The entities can only be provided
with the protected information about a detainee where the provision of such
information if reasonably necessary for specific purposes which are closely tied
to the functions of that entity.
Purpose of amendment
The
amending Regulation will allow the ACT to provide Commonwealth agencies with
protected information about detainees so that those agencies can effectively
carry out their functions, reducing fraud, evasion and unauthorised provision of
entitlements to detainees.
Data matching is undertaken by Australian
Government agencies to cross check the data that they hold against data held by
other agencies (for example, to ensure people only receive payments they are
legally entitled to, or that they meet the conditions of their visa).
The
DHS, DIBP and the ATO regularly request information for data matching purposes
that falls outside of the categories currently provided for in the Regulation.
This information cannot currently be provided to these agencies without the
written consent of individual detainees, a process that is not well suited to
data matching processes as a result of delays that the requirements can cause
(e.g. a lack of provision of appropriate detainee identification).
As
prescribed entities, the DHS and DIBP will be provided with information that
will allow them to provide better services to assess, more accurately, the
eligibility of detainees in the Territory.
For example, most Centrelink
payments administered by DHS cease once people are detained in custody. Data
matching of this nature ensures that payments do not continue once people are
detained. This ensures that detainees do not accrue a Centrelink debt that they
are required to repay, once released.
Additionally, DIBP often requests
information about detainees who do not have citizenship or permanent residency
in Australia. Data matching facilitates the statutory functions of DIBP in
apprehending non-citizens on their release from ACTCS custody and determining
their legal status for remaining in Australia.
The ATO may request
information pertaining to detainees supervised by ACTCS in relation to their tax
status. Data matching will allow the ATO to verify information relating to
individual claims made by ACT detainees.
Impact on Human
Rights
The disclosure of personal information engages and limits the
right to privacy contained in section 12 of the Human Rights Act, which states
that “Everyone has the right not to have his or her privacy . . .
interfered with unlawfully or arbitrarily”.
However, the right to
privacy is a qualified right and section 28 of the Human Rights Act
provides legislative recognition that human rights may be limited in certain
circumstances. Limitations on the right to privacy can be applied where it can
be shown that it is necessary in a free and democratic society to do so and if
there is a legal basis for such interference.

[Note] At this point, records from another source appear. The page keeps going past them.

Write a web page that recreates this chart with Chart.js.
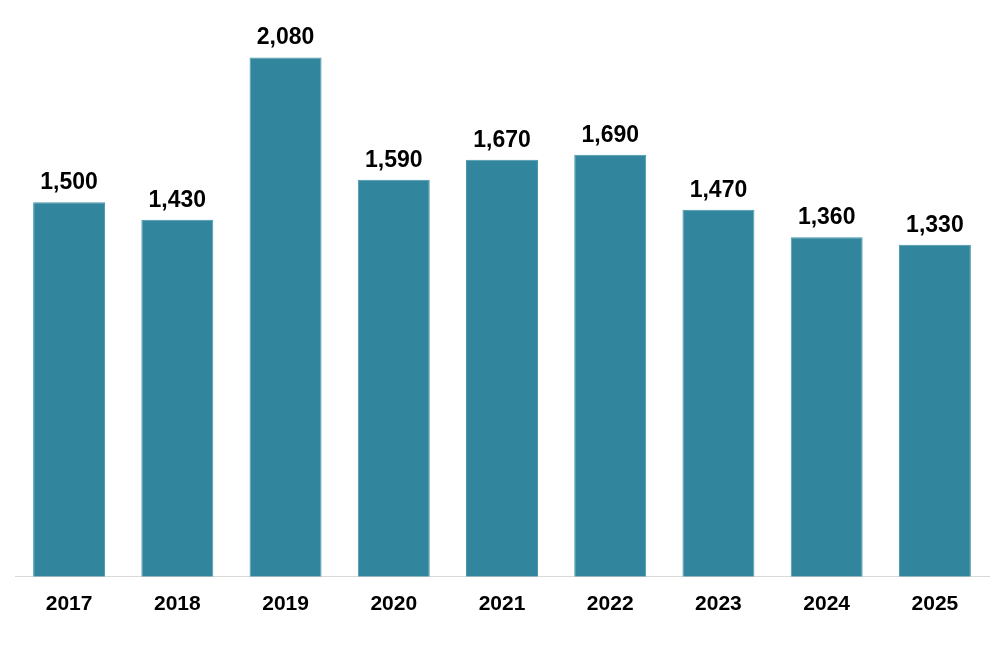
<!DOCTYPE html>
<html>
<head>
<meta charset="utf-8">
<script src="https://cdn.jsdelivr.net/npm/chart.js@4/dist/chart.umd.min.js"></script>
<style>
  html, body { margin: 0; padding: 0; background: #ffffff; }
  #wrap { width: 1004px; height: 655px; position: relative; }
</style>
</head>
<body>
<div id="wrap"><canvas id="c" width="1004" height="655"></canvas></div>
<script>
const categories = ['2017', '2018', '2019', '2020', '2021', '2022', '2023', '2024', '2025'];
const values = [1500, 1430, 2080, 1590, 1670, 1690, 1470, 1360, 1330];

const valueLabels = {
  id: 'valueLabels',
  afterDatasetsDraw(chart) {
    const ctx = chart.ctx;
    const meta = chart.getDatasetMeta(0);
    ctx.save();
    ctx.font = 'bold 23px "Liberation Sans", Arial, sans-serif';
    ctx.fillStyle = '#000000';
    ctx.textAlign = 'center';
    ctx.textBaseline = 'alphabetic';
    meta.data.forEach((bar, i) => {
      ctx.fillText(values[i].toLocaleString('en-US'), bar.x, bar.y - 13);
    });
    ctx.restore();
  }
};

new Chart(document.getElementById('c'), {
  type: 'bar',
  data: {
    labels: categories,
    datasets: [{
      data: values,
      backgroundColor: '#31859C',
      borderColor: '#4696ab',
      borderWidth: 1,
      categoryPercentage: 1,
      barPercentage: 0.665
    }]
  },
  options: {
    responsive: false,
    animation: false,
    devicePixelRatio: 1,
    layout: { padding: { left: 15, right: 15, top: 0, bottom: 23 } },
    plugins: { legend: { display: false }, tooltip: { enabled: false } },
    scales: {
      x: {
        grid: { display: false, drawTicks: false },
        border: { display: true, color: '#d9d9d9', width: 1 },
        ticks: {
          color: '#000000',
          padding: 15,
          maxRotation: 0,
          autoSkip: false,
          font: { family: '"Liberation Sans", Arial, sans-serif', size: 21, weight: 'bold' }
        }
      },
      y: {
        display: false,
        min: 0,
        max: 2310
      }
    }
  },
  plugins: [valueLabels]
});
</script>
</body>
</html>
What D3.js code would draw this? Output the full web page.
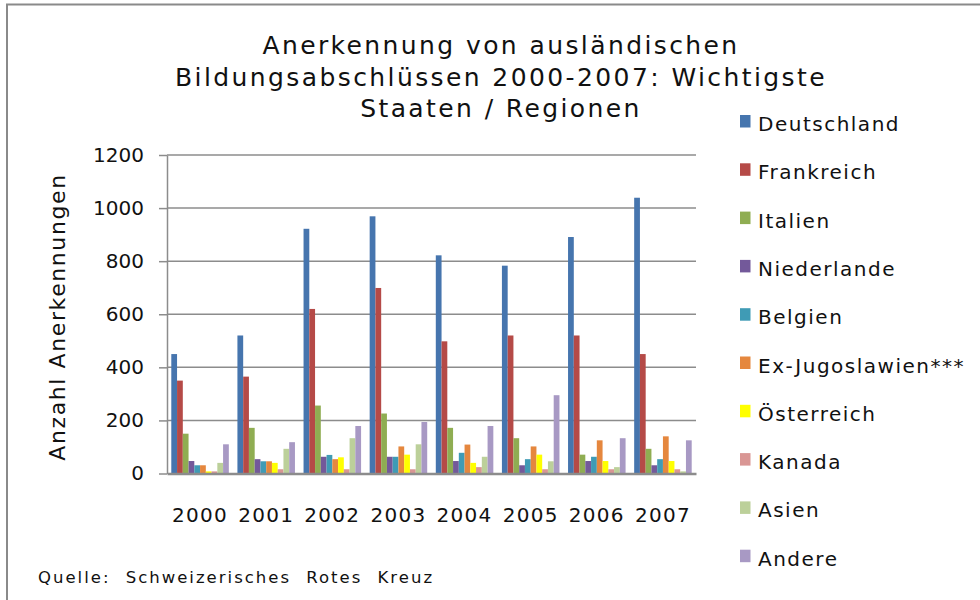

On balance and considering
the factors outlined in section 28, the limitation on the right to privacy is
justified in this instance.
Firstly, the purpose of the limitation on the
right is to reduce the likelihood of criminal deception, for example, tax
evasion or Centrelink fraud. It will also support correct payments being made
to detainees, even where there is no deliberate evasion or fraud.

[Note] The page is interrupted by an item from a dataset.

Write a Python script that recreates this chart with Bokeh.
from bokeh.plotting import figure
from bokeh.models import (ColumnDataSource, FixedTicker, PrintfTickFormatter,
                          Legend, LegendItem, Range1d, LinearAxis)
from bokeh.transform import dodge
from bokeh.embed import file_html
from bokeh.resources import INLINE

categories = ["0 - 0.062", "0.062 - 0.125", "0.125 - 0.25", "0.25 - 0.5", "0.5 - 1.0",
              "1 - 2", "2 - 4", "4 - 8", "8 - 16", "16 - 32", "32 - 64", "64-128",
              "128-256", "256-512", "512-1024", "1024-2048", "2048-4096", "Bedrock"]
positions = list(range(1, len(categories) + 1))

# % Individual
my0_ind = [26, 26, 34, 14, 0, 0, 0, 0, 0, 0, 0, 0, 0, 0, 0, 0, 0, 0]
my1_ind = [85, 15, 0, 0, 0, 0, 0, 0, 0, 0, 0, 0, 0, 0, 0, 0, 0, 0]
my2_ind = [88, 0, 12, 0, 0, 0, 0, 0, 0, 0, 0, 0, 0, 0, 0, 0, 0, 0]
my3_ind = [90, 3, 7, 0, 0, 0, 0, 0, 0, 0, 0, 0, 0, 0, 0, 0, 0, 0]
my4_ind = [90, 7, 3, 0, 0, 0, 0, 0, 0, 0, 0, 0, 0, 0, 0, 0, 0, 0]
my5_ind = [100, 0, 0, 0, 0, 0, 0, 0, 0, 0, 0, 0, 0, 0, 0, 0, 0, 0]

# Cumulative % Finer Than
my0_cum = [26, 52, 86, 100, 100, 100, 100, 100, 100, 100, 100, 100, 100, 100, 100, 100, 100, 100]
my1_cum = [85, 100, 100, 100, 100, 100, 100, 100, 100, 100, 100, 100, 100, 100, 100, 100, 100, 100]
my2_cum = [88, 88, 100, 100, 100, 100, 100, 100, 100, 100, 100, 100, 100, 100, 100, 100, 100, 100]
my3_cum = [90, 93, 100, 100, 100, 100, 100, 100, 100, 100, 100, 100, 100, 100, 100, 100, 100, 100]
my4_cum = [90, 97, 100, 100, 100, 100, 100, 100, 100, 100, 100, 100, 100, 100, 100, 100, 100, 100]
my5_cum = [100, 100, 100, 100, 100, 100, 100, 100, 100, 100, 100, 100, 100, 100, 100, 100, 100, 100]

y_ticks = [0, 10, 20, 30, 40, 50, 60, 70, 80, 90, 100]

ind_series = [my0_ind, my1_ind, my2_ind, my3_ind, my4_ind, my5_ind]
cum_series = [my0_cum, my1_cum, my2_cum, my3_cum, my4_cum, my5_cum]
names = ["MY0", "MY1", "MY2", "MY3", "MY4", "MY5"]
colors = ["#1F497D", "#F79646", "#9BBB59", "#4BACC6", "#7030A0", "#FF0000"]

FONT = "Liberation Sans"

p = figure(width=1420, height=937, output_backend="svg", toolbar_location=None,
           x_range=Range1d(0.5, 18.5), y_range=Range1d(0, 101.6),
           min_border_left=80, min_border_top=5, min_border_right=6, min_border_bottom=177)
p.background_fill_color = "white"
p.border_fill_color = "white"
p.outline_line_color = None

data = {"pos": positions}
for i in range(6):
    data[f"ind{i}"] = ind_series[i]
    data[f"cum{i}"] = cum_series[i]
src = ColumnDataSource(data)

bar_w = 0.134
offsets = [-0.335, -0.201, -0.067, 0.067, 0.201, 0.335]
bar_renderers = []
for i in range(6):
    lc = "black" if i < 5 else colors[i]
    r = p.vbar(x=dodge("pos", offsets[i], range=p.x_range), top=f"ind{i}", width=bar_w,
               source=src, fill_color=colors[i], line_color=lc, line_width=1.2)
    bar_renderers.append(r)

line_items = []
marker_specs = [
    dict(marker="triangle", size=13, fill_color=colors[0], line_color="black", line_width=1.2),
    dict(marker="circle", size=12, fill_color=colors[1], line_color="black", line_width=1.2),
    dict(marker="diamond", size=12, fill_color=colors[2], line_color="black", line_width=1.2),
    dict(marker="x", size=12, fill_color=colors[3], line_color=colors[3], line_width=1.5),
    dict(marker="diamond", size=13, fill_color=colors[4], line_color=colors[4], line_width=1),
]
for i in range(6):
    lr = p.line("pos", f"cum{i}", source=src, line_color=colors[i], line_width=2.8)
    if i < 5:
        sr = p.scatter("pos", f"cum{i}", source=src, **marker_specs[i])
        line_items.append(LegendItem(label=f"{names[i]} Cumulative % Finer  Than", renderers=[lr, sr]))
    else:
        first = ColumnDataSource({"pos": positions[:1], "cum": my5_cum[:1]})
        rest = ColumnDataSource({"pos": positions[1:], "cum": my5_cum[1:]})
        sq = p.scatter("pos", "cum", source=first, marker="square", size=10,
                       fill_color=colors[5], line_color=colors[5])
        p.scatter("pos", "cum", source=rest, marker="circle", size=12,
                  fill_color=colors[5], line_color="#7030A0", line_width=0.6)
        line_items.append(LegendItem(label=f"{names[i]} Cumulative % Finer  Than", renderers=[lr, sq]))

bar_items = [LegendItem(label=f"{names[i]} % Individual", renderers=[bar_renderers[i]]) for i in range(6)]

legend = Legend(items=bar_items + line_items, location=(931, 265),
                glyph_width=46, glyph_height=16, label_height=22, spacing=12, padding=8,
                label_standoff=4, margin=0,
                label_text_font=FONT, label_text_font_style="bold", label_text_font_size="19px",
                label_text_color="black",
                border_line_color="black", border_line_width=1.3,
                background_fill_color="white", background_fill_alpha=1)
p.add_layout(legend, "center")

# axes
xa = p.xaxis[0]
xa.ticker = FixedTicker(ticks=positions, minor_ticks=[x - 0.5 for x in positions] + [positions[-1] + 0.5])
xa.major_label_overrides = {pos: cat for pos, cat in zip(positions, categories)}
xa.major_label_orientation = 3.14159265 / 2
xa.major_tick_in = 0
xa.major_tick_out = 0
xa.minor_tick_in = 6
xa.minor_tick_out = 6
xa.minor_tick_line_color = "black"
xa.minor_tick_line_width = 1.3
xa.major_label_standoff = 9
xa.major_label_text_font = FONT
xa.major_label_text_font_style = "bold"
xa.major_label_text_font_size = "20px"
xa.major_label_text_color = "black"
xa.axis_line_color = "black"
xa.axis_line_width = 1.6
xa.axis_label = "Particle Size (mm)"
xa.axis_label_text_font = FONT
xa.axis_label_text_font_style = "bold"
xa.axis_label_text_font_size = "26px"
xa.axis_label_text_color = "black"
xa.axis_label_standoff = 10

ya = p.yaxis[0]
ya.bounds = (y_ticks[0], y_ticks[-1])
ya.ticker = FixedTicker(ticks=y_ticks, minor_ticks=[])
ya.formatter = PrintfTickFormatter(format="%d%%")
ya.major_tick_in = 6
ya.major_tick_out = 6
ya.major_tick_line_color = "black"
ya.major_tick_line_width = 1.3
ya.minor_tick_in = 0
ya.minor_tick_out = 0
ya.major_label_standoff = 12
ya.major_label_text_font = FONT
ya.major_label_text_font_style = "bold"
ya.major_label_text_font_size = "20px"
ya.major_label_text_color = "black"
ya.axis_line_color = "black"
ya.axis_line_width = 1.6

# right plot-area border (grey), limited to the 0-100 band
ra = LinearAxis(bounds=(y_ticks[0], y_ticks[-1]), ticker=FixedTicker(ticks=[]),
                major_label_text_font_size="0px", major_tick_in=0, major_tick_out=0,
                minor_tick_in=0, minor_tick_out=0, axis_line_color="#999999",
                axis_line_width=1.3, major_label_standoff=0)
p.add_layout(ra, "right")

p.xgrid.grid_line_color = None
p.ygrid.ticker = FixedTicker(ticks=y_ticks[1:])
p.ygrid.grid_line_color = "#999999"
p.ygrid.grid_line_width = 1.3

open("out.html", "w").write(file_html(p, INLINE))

Secondly, the limitation is restricted. The amending Regulation limits
the confidential information that can be released by listing specifically what
ACTCS can provide and by clearly stating the particular purpose for which it can
be released.
Finally, the Act prohibits the provision of any other
information by ACTCS to these or other entities. The Act provides that it is an
offence for a relevant officer to divulge confidential information, beyond what
is prescribed.
These safeguards will ensure that the least restrictive
approach is taken and that the amending regulation is justified and
proportionate to the purpose of the limitation on this right.
Corrections Management Amendment Regulation 2015 (No
1)
Detail
Clause 1 – Name of regulation
This is a technical clause that
explains that the regulation is the Corrections Management Amendment
Regulation 2015 (No 1).
Clause 2 – Commencement
This
clause provides that the regulation commences on the day after its
notification.
Clause 3 – Legislation amended
This clause
explains that the regulation will amend the Corrections Management Regulation
2010.
Clause 4 – Section 50
Clause 4 provides a
substituted section 50.
Section 50 currently lists the Commonwealth
Services Delivery Agency (Centrelink) as the sole entity prescribed to receive
protected information about a detainee. The amending Regulation will allow
certain specific protected detainee information to be provided to the
Commonwealth Department of Human Services (DHS), the Commonwealth Department of
Immigration and Border Protection (DIBP) and the Australian Taxation Office
(ATO) for specified purposes.
New section 50 prescribes the Commonwealth
Department of Human Services (incorporating Centrelink) (DHS), the Commonwealth
Department of Immigration and Border Protection (DIBP) and the Commissioner of
Taxation within the Australian Taxation Office (ATO), as entities entitled to
the following relevant protected information about a detainee: the
detainee’s full name, and any other name by which the detainee is, or has
previously been, known; the detainee’s date of birth; the address or area
where the detainee lived before being detained; the name of the correctional
centre where the detainee is being detained; the detainee’s offender
identification number; the date the detainee’s detention started; and the
date the detainee’s detention is expected to end.
New section 50
also specifies additional protected information that each Commonwealth
department is entitled to obtain, relevant to their legislative
responsibilities.
DHS, as the Commonwealth department responsible for
administering social services legislation (defined as the Child Support
(Assessment) Act 1989, the Child Support (Registration and Collection)
Act 1988 and the Social Security Act 1991), is further prescribed to
receive information outlining: a detainee’s Centrelink card number; the
type of Commonwealth payment or allowance a detainee received before the
detainee’s detention started; for a detainee who is under 19 years old,
the name of the person who received a Commonwealth payment or allowance relating
to the detainee before the detainee’s detention started; and the balance
of a detainee’s trust account held under section 84 of the Act (Trust
accounts for detainees). This information can be provided if reasonably
necessary to ensure the proper care or housing of a person who is likely to be
provided with services by DHS or to decide the detainee’s eligibility to
receive a Commonwealth payment or allowance.
New section 50 also
prescribes the DIBP as the Commonwealth department responsible for administering
the Migration Act 1958, as entitled to obtain a detainee’s visa
grant number or visa evidence number if the information is reasonably necessary
for the purpose of deciding whether the detainee is eligible to remain in
Australia.
Lastly, new section 50 prescribes the ATO, through the
Commissioner for Taxation established under section 4 of the Taxation
Administration Act 1953, as entitled to the following information: a
detainee’s tax file number; and the following information relating to a
return lodged by a detainee, or the detainee’s liability to pay tax, in a
financial year during the detainee’s detention: income earned by a
detainee in the financial year; and any other information relevant to the
detainee’s liability to pay tax. The information must be reasonably
necessary to assess the detainee’s liability to pay tax.